In reply to Andy Hardy:
> If you're strong, The Bludgeon on Shepherd's is straightforward. E is for effort in this case.
I thought Bludgeon was hard for E1 (and I don't think it's because I'm weak, I can boulder a bit harder than 5b - it's just plain hard). The other E1s at Shepherd's seemed OK (but not memorable routes for me).
My favourite Lakes E1 is
Whit's End Direct (E1 5b) - but it's not low in the grade. Loads of brilliant easier stuff on Gimmer, a fantastic crag and often in condition.
For a really nice safe, firmly E1 but not hard outcrop style route, I rate
The First Touch (E1 5b). Wonderful Pavey style black bubbly rock, cracking little route. The Pavey routes suggested are low in the grade, but Aardvark is proper 'Aard (E2 basically).
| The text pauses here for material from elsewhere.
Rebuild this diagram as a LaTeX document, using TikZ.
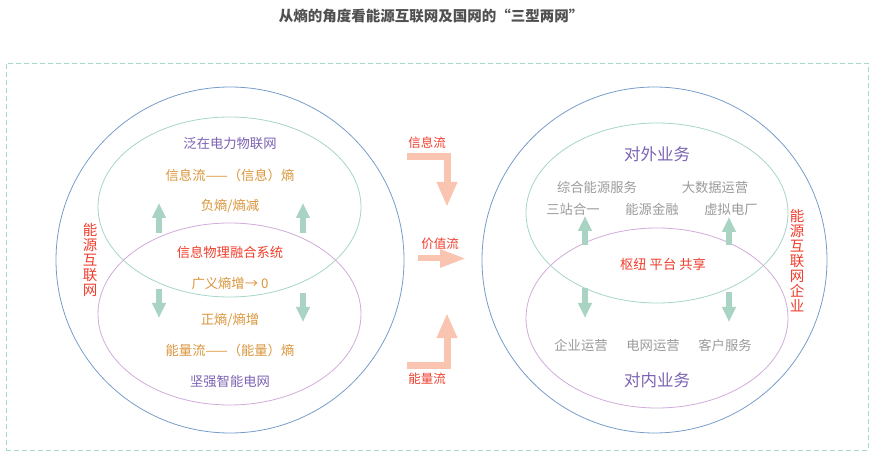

White Ghyll is good for E1s. I found
Man of Straw (E1 5b) quite tricky, but a nice route. Can't remember which one's which, but at least one of the classics is quite easy. Try'em and find out!
Harlot Face (E1 5b) is a quality route, nice style of climbing on that crag with big incut flake holds (some of which wobble a bit admittedly).
For multipitch routes, obviously Central Buttress is the classic and it's a fantastic adventure, but with just one E1 pitch on crag that's always soaked it's hardly the place to start. Dow has great E1s but they're hard. I struggled on
Catacomb (E1 5b) after doing the E2s without much bother.
There are so many great routes all around the Lakes, just go to classic crag and climb a classic route. If you do Whit's End Direct as your first you'll remember it forever, it's one of the best routes I've ever done, but if it was me I'd start out on something a bit less in-your-face on a smaller crag.